O equívoco se aprofunda quando o autor da postagem ironiza essa crítica ao citar o exemplo de um "fazendeiro arruinado que se entorpece ouvindo Toscanini", como se Adorno culpasse o rádio pela estupidez de seu ouvinte. E pergunta: "Como se esse indivíduo não pudesse perder-se da obra na sala de concerto ou ouvindo discos de acetato". O sarcasmo esconde aqui uma deturpação: Adorno jamais afirmaria que a escuta ideal está garantida pelo concerto ou pelo vinil. Ele sabe que a alienação pode se dar em qualquer lugar — o ponto, novamente, é a lógica que preside a forma de recepção.

A postagem tenta ainda suavizar a crítica adorniana afirmando que "não há situação à prova de uma escuta passiva" e que sempre haverá ouvintes que aproveitarão as obras "pouco lhes atravancando o meio de difusão". Ora, é evidente que há exceções; Adorno não ignora isso. Mas ele está interessado nas tendências sociais dominantes, não em contraexemplos anedóticos. Trazer o episódio em que "Brahms dorme enquanto ouve a Sonata em si menor de Liszt executada pelo próprio" como tentativa de refutar a crítica adorniana é epistemologicamente ingênuo. A sonolência de Brahms não diz nada sobre a transformação da arte em mercadoria; trata-se de um dado biográfico, não de uma análise histórica.

A defesa de que, em 1940, "a qualidade sonora é desanimadora para os padrões de hoje" também perde o ponto. A crítica adorniana não é à baixa fidelidade técnica do rádio, mas à transformação da música em "commodity", como o próprio autor da postagem admite. No entanto, ao dizer que Adorno "circunda" essa questão nos parágrafos iniciais, parece não reconhecer que esta é justamente a espinha dorsal de sua crítica estética: a mercantilização da arte, sua redução a produto intercambiável e domesticado.

Por fim, a postagem conclui que o verdadeiro "veículo" que teria prejudicado a escuta de Brahms foi o trem ou a carruagem — pois ele, em turnê, mal dormira na noite anterior. Mas isso equivale a confundir condição individual com condição estrutural. Adorno jamais acusaria o rádio de ser um veneno universal para a música; o que ele denuncia é a integração da arte ao sistema de reprodução capitalista, que rebaixa sua função crítica, reduzindo-a àquilo que ele chama de "pseudocultura".

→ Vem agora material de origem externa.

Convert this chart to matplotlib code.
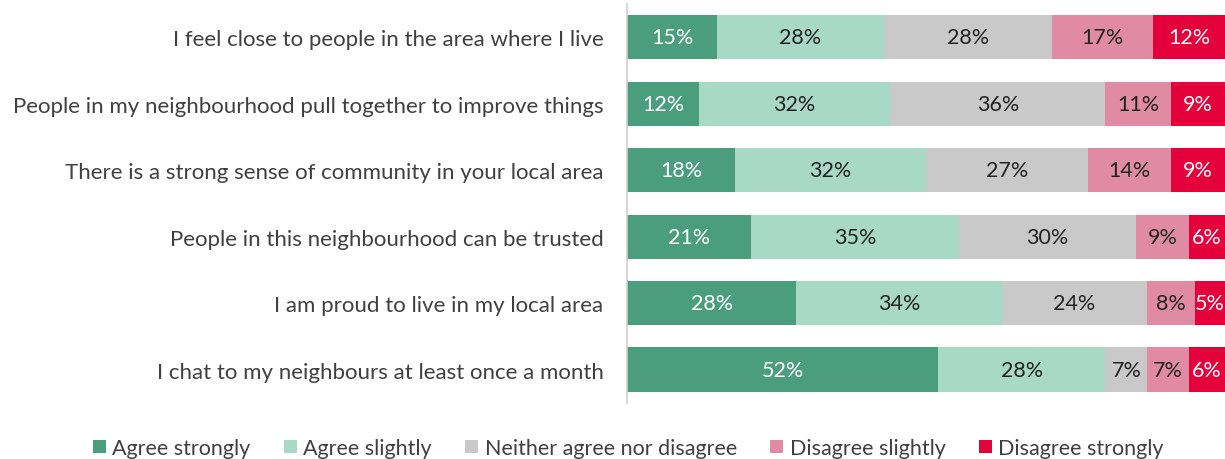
import numpy as np
import matplotlib.pyplot as plt
from matplotlib.patches import Patch

plt.rcParams['font.family'] = ['Lato', 'DejaVu Sans']

categories = [
    "I feel close to people in the area where I live",
    "People in my neighbourhood pull together to improve things",
    "There is a strong sense of community in your local area",
    "People in this neighbourhood can be trusted",
    "I am proud to live in my local area",
    "I chat to my neighbours at least once a month",
]
series_names = ["Agree strongly", "Agree slightly", "Neither agree nor disagree",
                "Disagree slightly", "Disagree strongly"]
agree_strongly = [15, 12, 18, 21, 28, 52]
agree_slightly = [28, 32, 32, 35, 34, 28]
neither = [28, 36, 27, 30, 24, 7]
disagree_slightly = [17, 11, 14, 9, 8, 7]
disagree_strongly = [12, 9, 9, 6, 5, 6]

colors = ["#4a9e7e", "#a8d8c6", "#c9c9c9", "#e08ba3", "#e4003b"]
text_colors = ["white", "#222222", "#222222", "#222222", "white"]

values = np.array([agree_strongly, agree_slightly, neither,
                   disagree_slightly, disagree_strongly], dtype=float)
# 100% stacked: scale each row to its total
shares = values / values.sum(axis=0) * 100

fig = plt.figure(figsize=(12.25, 4.6), dpi=100)
ax = fig.add_axes([0.512, 0.122, 0.488, 0.867])

y = np.arange(len(categories))
left = np.zeros(len(categories))
for i, name in enumerate(series_names):
    bars = ax.barh(y, shares[i], left=left, height=0.667, color=colors[i],
                   edgecolor="none", label=name)
    for j, b in enumerate(bars):
        cx = left[j] + shares[i][j] / 2
        ax.text(cx, y[j], f"{int(values[i][j])}%", ha="center", va="center",
                fontsize=15.5, color=text_colors[i])
    left += shares[i]

ax.set_xlim(0, 100)
ax.set_ylim(len(categories) - 0.5, -0.5)
ax.set_yticks(y)
ax.set_yticklabels(categories, fontsize=16, color="#404040")
ax.tick_params(axis="y", length=0, pad=17)
ax.set_xticks([])
for s in ["top", "right", "bottom"]:
    ax.spines[s].set_visible(False)
ax.spines["left"].set_color("#d0d0d0")
ax.spines["left"].set_linewidth(1.2)

handles = [Patch(facecolor=c, edgecolor="none") for c in colors]
fig.legend(handles, series_names, loc="center", bbox_to_anchor=(0.513, 0.024),
           ncol=5, frameon=False, fontsize=15.5, handlelength=0.6, handleheight=0.6,
           handletextpad=0.3, columnspacing=1.55, labelcolor="#404040")

fig.savefig("out.png", dpi=100)
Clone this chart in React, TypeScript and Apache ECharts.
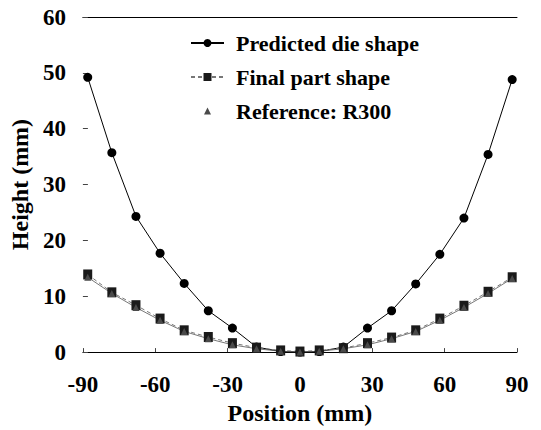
import React, { useEffect, useRef } from "react";
import * as echarts from "echarts";

const positions = [-88, -78, -68, -58, -48, -38, -28, -18, -8, 0, 8, 18, 28, 38, 48, 58, 68, 78, 88];
const predictedDie = [49.2, 35.7, 24.3, 17.7, 12.3, 7.4, 4.3, 0.9, 0.1, 0, 0.1, 0.9, 4.3, 7.4, 12.2, 17.5, 24.0, 35.4, 48.8];
const finalPart = [13.9, 10.7, 8.4, 6.0, 3.9, 2.7, 1.6, 0.8, 0.3, 0.1, 0.3, 0.7, 1.6, 2.6, 3.9, 6.0, 8.3, 10.8, 13.4];
const reference = [13.4, 10.5, 8.0, 5.7, 3.7, 2.4, 1.3, 0.6, 0.15, 0, 0.15, 0.6, 1.3, 2.4, 3.7, 5.7, 8.0, 10.5, 13.2];

const seriesNames = ["Predicted die shape", "Final part shape", "Reference: R300"];
const xAxisName = "Position (mm)";
const yAxisName = "Height (mm)";
const xMin = -90;
const xMax = 90;
const xStep = 30;
const yMin = 0;
const yMax = 60;
const yStep = 10;

const FONT = "'Liberation Serif', 'Times New Roman', serif";

const pairs = (ys: number[]) => positions.map((x, i) => [x, ys[i]]);

export default function App() {
  const ref = useRef<HTMLDivElement>(null);
  useEffect(() => {
    if (!ref.current) return;
    const chart = echarts.init(ref.current, undefined, { renderer: "svg" });
    const base = { fontFamily: FONT, fontWeight: "bold" as const, color: "#000" };
    chart.setOption({
      animation: false,
      backgroundColor: "#fff",
      grid: { left: 77, right: 24, top: 17, bottom: 75, containLabel: false },
      legend: {
        orient: "vertical",
        left: 185,
        top: 27,
        itemWidth: 33,
        itemHeight: 10,
        itemGap: 12,
        textStyle: { ...base, fontSize: 22, padding: [0, 0, 0, 7], lineHeight: 22 },
        data: [
          { name: seriesNames[0] },
          { name: seriesNames[1] },
          { name: seriesNames[2], icon: "path://M0,0M20,20M3,17L10,3L17,17Z" },
        ],
      },
      xAxis: [
        {
          type: "value",
          min: xMin,
          max: xMax,
          interval: xStep,
          name: xAxisName,
          nameLocation: "middle",
          nameGap: 46,
          nameTextStyle: { ...base, fontSize: 24 },
          axisLine: { show: true, onZero: false, lineStyle: { color: "#000", width: 1 } },
          axisTick: { show: true, inside: true, length: 4, lineStyle: { color: "#444" } },
          axisLabel: { ...base, fontSize: 23, margin: 21 },
          splitLine: { show: false },
        },
        {
          type: "value",
          position: "top",
          min: xMin,
          max: xMax,
          axisLine: { show: true, onZero: false, lineStyle: { color: "#000", width: 1 } },
          axisTick: { show: false },
          axisLabel: { show: false },
          splitLine: { show: false },
        },
      ],
      yAxis: {
        type: "value",
        position: "left",
        min: yMin,
        max: yMax,
        interval: yStep,
        name: yAxisName,
        nameLocation: "middle",
        nameGap: 46,
        nameTextStyle: { ...base, fontSize: 24 },
        axisLine: { show: false, onZero: false },
        axisTick: { show: true, inside: true, length: 5, lineStyle: { color: "#444" } },
        axisLabel: { ...base, fontSize: 23, margin: 17 },
        splitLine: { show: false },
      },
      series: [
        {
          name: seriesNames[0],
          type: "line",
          data: pairs(predictedDie),
          symbol: "circle",
          symbolSize: 9,
          itemStyle: { color: "#000" },
          lineStyle: { color: "#000", width: 1 },
        },
        {
          name: seriesNames[1],
          type: "line",
          data: pairs(finalPart),
          symbol: "rect",
          symbolSize: [9, 10],
          itemStyle: { color: "#1a1a1a" },
          lineStyle: { color: "#777", width: 1, type: [4, 3] },
        },
        {
          name: seriesNames[2],
          type: "line",
          data: pairs(reference),
          symbol: "triangle",
          symbolSize: 7,
          itemStyle: { color: "#4a4a4a" },
          lineStyle: { color: "#555", width: 0.8 },
        },
      ],
    });
    return () => chart.dispose();
  }, []);
  return <div ref={ref} style={{ width: 541, height: 430, position: "absolute", left: 0, top: 0 }} />;
}
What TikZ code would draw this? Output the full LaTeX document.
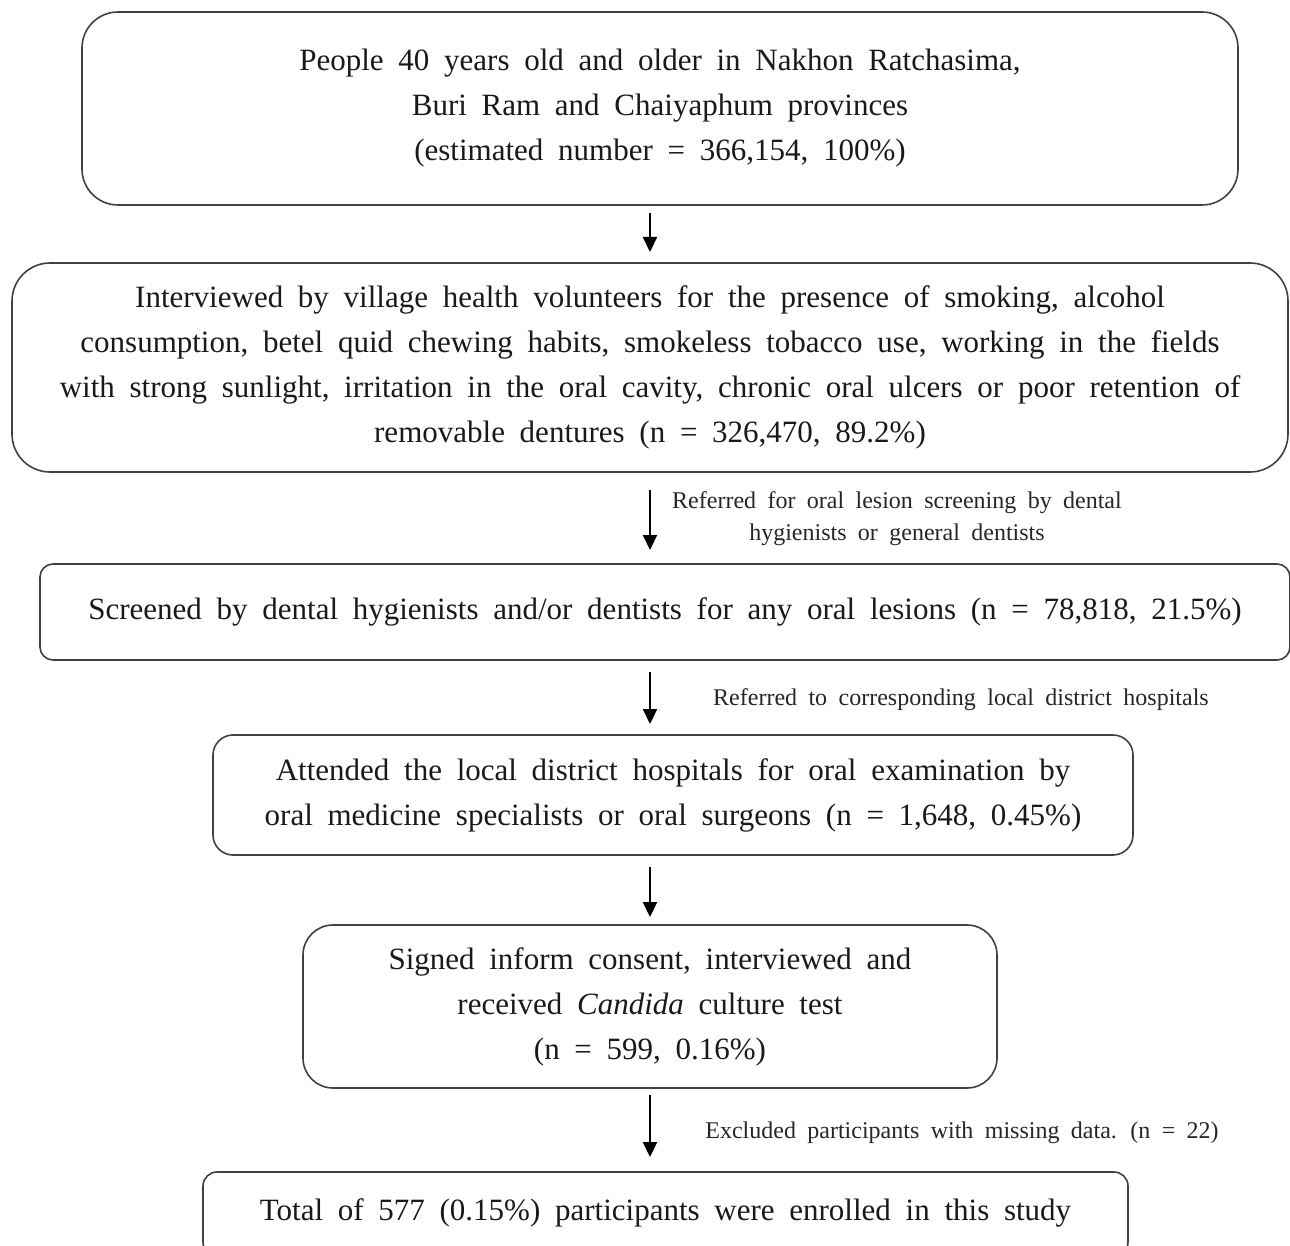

Concluímos este pequeno ensaio afirmando que a crítica adorniana à escuta pelo rádio deve ser lida em um contexto mais amplo de sua teoria crítica da sociedade. A preocupação de Adorno não é com o rádio enquanto tal (o aparelho tecnológico em si), mas com a formatação da experiência estética promovida pela lógica mercantil. A escuta passiva, fragmentada e desatenta não é um efeito colateral técnico, mas uma consequência de um processo histórico-social mais profundo, no qual a arte perde sua autonomia e sua capacidade de provocar pensamento.

Ironias anedóticas e contraexemplos isolados, como o cochilo de Brahms, não invalidam essa análise — apenas revelam a superficialidade de certas leituras. Adorno permanece atual, especialmente quando nos lembramos de como hoje a música, mais do que nunca, foi transformada em playlist, stream e fundo sonoro. A pergunta que fica, então, não é se o rádio é culpado, mas o quanto nós estamos dispostos a escutar de fato — e a pensar com o que escutamos.